In short, I always liked this tune but forgot how absolutely amazing it was until I heard it again tonight. It's still playing right now. I've literally lost track of how many times it's played...and I'm not sick of it in the least bit.

Ed
 
I love this song! Especially the bridge, like you mentioned. Paul Williams said that an angel sung his songs, and he was right. I enjoy the 45 version of "I Won't Last A Day..." with the added guitar parts... but this song is great any way you slice it.

Thanks for your re-evaluation! I may go back and listen a few times myself. I've been on a similar kick with "Merry Christmas Darling"-- I can't get enough of that :)
 
To me, this is THE quintessential Carpenters record; it’s got all their signature things that make their songs so Carpenteresque. That it almost cracked the top 10 a full two years after it was available as an album track on A Song For You (as well as released as a single by other artists in the meantime...) is a testament to it’s greatness. I always add this tune to my “Singles 1969-73” Amazon playlist, even though it was released as a single in 1974: it just fits that collection so well.
 
It is a terrific song and one of their most overlooked. Really it deserved to take the place of 'It's Going to Take Some Time' on The Singles 1969-1973 album as it's a much stronger song and should have been a single much earlier.

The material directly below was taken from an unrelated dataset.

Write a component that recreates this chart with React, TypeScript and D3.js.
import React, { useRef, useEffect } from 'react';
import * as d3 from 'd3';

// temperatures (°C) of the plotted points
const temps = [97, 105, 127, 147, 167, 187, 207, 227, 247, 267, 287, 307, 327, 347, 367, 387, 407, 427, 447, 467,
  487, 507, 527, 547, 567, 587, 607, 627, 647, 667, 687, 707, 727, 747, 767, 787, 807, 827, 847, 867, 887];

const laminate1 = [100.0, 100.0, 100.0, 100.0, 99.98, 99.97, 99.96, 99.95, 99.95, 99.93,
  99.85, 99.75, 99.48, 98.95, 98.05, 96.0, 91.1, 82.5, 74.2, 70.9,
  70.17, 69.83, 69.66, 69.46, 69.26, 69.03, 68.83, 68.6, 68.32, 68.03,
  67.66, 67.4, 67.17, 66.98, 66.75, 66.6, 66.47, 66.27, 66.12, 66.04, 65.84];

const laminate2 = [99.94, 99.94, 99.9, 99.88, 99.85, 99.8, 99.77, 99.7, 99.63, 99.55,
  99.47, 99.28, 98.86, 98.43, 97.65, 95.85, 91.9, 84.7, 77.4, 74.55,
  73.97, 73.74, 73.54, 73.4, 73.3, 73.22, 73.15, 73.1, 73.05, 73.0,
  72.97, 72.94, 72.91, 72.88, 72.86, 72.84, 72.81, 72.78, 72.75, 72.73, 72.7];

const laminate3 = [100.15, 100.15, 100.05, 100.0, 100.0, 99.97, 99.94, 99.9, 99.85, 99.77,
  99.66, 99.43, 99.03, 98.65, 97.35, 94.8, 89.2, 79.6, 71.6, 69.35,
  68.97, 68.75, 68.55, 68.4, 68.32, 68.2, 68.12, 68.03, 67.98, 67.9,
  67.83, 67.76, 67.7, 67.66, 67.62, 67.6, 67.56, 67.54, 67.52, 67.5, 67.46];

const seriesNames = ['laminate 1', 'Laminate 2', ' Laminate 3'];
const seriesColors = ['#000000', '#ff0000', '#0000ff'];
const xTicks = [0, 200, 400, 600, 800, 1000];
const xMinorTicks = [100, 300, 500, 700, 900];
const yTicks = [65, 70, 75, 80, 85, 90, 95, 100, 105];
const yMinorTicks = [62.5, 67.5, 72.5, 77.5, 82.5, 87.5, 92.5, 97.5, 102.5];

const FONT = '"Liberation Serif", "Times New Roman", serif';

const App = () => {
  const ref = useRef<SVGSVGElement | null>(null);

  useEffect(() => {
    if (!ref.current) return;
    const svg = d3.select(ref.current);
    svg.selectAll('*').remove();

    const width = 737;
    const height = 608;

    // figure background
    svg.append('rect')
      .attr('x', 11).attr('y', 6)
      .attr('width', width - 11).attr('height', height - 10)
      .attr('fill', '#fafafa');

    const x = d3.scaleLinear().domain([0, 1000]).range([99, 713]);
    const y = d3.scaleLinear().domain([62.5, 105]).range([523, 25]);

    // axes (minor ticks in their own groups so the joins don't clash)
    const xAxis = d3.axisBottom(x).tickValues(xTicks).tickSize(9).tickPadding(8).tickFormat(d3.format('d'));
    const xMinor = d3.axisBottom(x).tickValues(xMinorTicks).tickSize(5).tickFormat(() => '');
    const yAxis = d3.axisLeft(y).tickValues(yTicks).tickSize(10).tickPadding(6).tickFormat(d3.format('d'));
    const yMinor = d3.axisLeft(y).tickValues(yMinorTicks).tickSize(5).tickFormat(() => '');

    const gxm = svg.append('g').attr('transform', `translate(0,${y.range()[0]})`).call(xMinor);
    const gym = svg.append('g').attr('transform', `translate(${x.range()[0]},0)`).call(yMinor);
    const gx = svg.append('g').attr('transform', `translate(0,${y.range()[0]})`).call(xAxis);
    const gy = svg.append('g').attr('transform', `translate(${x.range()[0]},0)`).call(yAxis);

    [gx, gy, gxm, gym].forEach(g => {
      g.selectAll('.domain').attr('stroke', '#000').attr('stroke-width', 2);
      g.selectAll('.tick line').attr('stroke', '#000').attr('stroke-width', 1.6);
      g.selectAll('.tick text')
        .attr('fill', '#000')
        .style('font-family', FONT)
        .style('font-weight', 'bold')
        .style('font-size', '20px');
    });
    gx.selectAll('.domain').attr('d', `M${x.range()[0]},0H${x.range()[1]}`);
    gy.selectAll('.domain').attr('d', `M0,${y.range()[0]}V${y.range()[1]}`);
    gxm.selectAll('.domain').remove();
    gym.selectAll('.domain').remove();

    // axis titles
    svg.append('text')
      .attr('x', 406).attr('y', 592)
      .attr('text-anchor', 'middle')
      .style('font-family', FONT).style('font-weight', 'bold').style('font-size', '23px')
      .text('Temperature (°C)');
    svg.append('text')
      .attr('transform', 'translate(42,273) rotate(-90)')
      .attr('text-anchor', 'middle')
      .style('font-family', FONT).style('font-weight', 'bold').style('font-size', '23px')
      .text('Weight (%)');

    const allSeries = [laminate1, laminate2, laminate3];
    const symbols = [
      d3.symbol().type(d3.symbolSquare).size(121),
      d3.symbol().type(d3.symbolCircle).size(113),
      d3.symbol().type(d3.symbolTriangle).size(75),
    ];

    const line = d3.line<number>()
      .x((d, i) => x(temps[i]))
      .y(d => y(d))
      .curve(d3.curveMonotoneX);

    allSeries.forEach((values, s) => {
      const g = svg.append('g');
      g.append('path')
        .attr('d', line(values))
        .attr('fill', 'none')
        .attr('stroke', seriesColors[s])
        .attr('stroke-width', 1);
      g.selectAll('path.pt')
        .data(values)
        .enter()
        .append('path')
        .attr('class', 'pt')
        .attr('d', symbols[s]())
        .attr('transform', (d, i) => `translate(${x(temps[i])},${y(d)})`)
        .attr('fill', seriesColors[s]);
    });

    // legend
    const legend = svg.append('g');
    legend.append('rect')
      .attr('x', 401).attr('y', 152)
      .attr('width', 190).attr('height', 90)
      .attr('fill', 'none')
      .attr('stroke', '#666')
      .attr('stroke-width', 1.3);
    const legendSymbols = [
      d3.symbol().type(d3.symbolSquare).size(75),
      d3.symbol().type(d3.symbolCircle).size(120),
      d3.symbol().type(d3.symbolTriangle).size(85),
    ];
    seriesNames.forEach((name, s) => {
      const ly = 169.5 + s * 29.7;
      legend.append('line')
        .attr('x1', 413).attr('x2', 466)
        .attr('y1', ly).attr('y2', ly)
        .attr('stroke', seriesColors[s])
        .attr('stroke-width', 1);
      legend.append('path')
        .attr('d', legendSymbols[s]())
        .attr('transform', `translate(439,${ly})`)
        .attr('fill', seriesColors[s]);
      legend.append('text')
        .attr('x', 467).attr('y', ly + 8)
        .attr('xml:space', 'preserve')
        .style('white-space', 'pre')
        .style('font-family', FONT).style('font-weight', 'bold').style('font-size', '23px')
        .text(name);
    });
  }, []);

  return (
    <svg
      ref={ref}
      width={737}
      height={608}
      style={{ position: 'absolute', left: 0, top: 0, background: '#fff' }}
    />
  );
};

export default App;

I have only two caveats to my appreciation - the first is that I reckon the chorus would have been even more effective if they hadn't doubled Karen's vocals on it, and the second is that the 1974 single remix, which to my ears is far superior to the original album version and the watered-down later remixes of 1991, has not been used on many compliations, which is a shame as the other versions don't quite hit the mark in the same way.
 
I have only two caveats to my appreciation - the first is that I reckon the chorus would have been even more effective if they hadn't doubled Karen's vocals on it, and the second is that the 1974 single remix, which to my ears is far superior to the original album version and the watered-down later remixes of 1991, has not been used on many compliations, which is a shame as the other versions don't quite hit the mark in the same way.

The thing that really annoys me about this song is that it’s been remixed to death and it’s always the remixes that seem to be featured on the compilations. None of them beat the single mix that has the extra guitars in the chorus. I don’t know why Richard didn’t just stop at that. After Karen’s death, he had too much time on his hands and this song shouldn’t have been revisited over and over again for remixes.
 
The thing that really annoys me about this song is that it’s been remixed to death and it’s always the remixes that seem to be featured on the compilations. None of them beat the single mix that has the extra guitars in the chorus. I don’t know why Richard didn’t just stop at that. After Karen’s death, he had too much time on his hands and this song shouldn’t have been revisited over and over again for remixes.

Absolutely. They did start to over-use Tony Peluso's guitar breaks on some songs from Horizon onwards, but on the single remix of 'I Won't Last a Day Without You', it provides that essential extra punch to give the song a bit more impact. On the 1991 remix, the guitar's been toned down so much that it's barely audible, and the song is all the worse for it.